Peygamberimiz hazreti Hatice adına ticaret yaparken, peygamberimizdeki harikulade halleri görmüş ve yardımcısı Meysele ile Peygamberimize evlilik teklif etmişti. Peygamberimiz bu teklifi kabul ederek Kureyşlilerin en soylu kadınlarından olan hazreti Hatice ile evlendi."

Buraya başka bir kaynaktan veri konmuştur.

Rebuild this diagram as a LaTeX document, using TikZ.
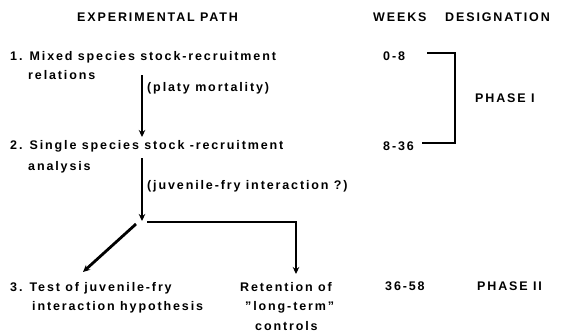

"Resûlullah (a.s.m.) ne zaman ve ne durumda ne söylemiş veya yapmışsa, bir peygamber olarak yapmıştır. Yaptığı her iş ve attığı her adım; dalâlet ve kötülükten uzaktır. Bütün söz ve fiilleri, cenâb-ı hakkın çizdiği çizgi üzerinde olmuş, onun gösterdiği sınırlar içinde kalmıştır. Dolayısıyla, bütün insanlar hazret-i peygamber'in hayatının her anını kendilerine örnek almalıdırlar. O'nun (a.s.m.) hayatı, canlı bir kur'an-ı kerim ve ilâhî kurallar bütünüdür."
"Sünnet, peygamber efendimiz'in bizzat yaptığı, yapın dediği veya yapılmasını hoş karşıladığı işlerdir."
"Sünnetleri uygulayan her kişi, kendi derecesine göre, yüz şehidin sevabını alır."